Electric vehicles (EVs) have, on the surface, had a successful year so far. In the UK, EV sales increased by 35% year-on-year, with EV market share reaching 30.0% in June. In Europe, EV sales have grown for 17 consecutive months, reaching 20% market share in May; year-on-year, sales in Germany were up 40.9%, France up 55.4% and Italy up 75.7%.
Most notable in the UK was the uptick in EV demand in March, following the outbreak of the Iran conflict and the fuel price pressure that followed. With fuel costs still up 35.8% in the UK, the running-cost comparison between petrol/diesel and electric ownership has tilted firmly in EVs' favour. This underlines that the case for electric transport is real and compelling, especially while fuel supply remains unstable — though whether it marks a lasting shift in consumer mindset is yet to be seen.
EV results have been further bolstered by evolving policy dynamics. In the UK, manufacturers continue to manage the tension between compliance and commercial targets, leaning on hybrid vehicles and tactical registrations to meet ZEV mandate targets. In Europe, government subsidies are contributing significantly to EV adoption, with reintroduced and extended purchase grants across Germany, France and Italy directly driving Q2 volumes. These incentive structures are pulling the market forward, while organic consumer demand still lags behind.
There is a degree of uncertainty around the future of EV policy on both sides of the Channel. Following the European Commission's announcement in December of a proposed revision to the bloc's CO₂ emissions standards for cars and vans — from a 100% reduction target by 2035 to 90% — the UK is also facing a legal challenge over its current mandate targets.
Should targets be dialled back, as reports suggest, the impact would not be felt evenly. While it would offer the industry some much-needed relief amid a market already rocked by geopolitical and economic shocks, a revision would land hardest on those who've committed most to the transition. Manufacturers that have committed to electrification face stranded investment costs, while retailers and fleet operators that have structured their propositions around mandate-driven availability face the need to replan rapidly. Fleet customers may be among the most exposed: softening the mandate would directly extend dependency on petrol and diesel vehicles and undermine total-cost-of-ownership predictability across contract cycles.
It isn't just the ZEV mandate complicating the picture for the UK EV market. The Vehicle Excise and Trading Scheme (VETS) is expected to reduce car registrations from 2027, particularly for hybrids, and the introduction of the Electric Vehicle Excise Duty (E-VED) has been widely criticised as "the wrong measure at the wrong time." There is still no VAT harmonisation on public charging, and while the government has committed to reviewing public charging infrastructure, no timeline yet exists.
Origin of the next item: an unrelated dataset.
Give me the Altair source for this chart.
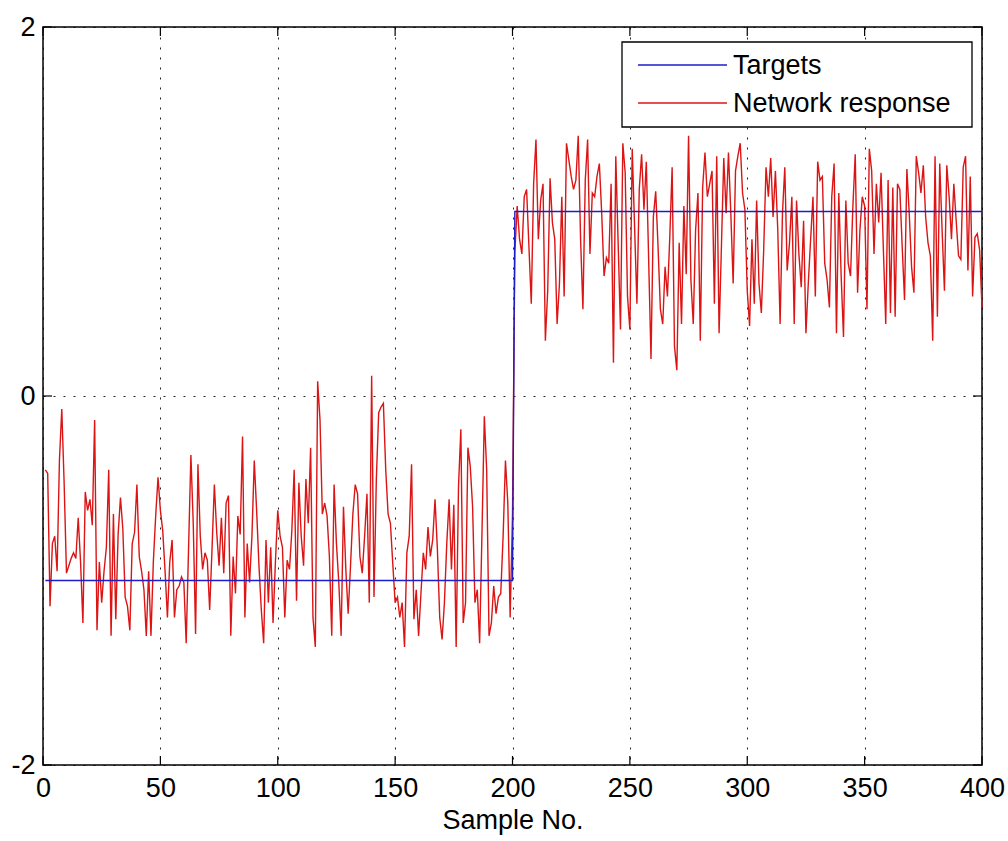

As it stands, the regulatory landscape is pulling in multiple directions. A review of current mandate targets is warranted, given the widening gap between regulatory ambition and market reality — but it needs to be carried out with proper consideration for the impact any softening will have on the wider market. Above all, the UK automotive industry needs certainty and confidence.
In the short term, the total cost of ownership and running-cost conversation is becoming easier to have with customers; fuel price pressure is doing some of the work. EV demand is forecast to keep growing, with independent retailers returning to the market.
Longer term, the challenge is more structural. Used EV values remain at a meaningful discount to ICE equivalents, an average of -15.8% penalty at 36 months, a marginal improvement from -17.9% earlier this year. However, new-car pricing from Chinese entrants continues to put pressure on younger used EVs.
AI-powered whole-life cost tools are emerging as a genuine customer-facing asset. The ability to model and present a compelling, personalised TCO case in real time is becoming a meaningful differentiator in EV retail conversations.
The total cost of ownership advantage is real; however, it doesn’t sell itself, and commodity costs are narrowing the margin for error. Battery raw material prices are rising across all key inputs, directly pressuring the delivered cost of new EVs and eroding the competitive advantage that has supported recent volume growth. The running-cost case for EVs remains compelling, but it needs active, evidence-based communication.
Chinese EV entrants are, at once, the biggest growth driver in new registrations, the biggest risk in used, and the most significant long-term disruptor to established EV brand premiums. However, these new-entrant EVs sit at approximately 45% future retail RV at 36 months, versus 66% for established brands. New-entrant EV pricing is setting a used-market floor that will reshape the entire segment. Chinese EV used stock is generating disproportionately high consumer interest relative to its current supply, an early signal of where buyer demand is concentrating.
As purchase barriers continue to fall and volume builds, pricing will increasingly anchor the floor of the wider used EV market, compressing residual values across the board. Understanding your exposure to this dynamic now, rather than when it arrives at scale, is where margin protection starts.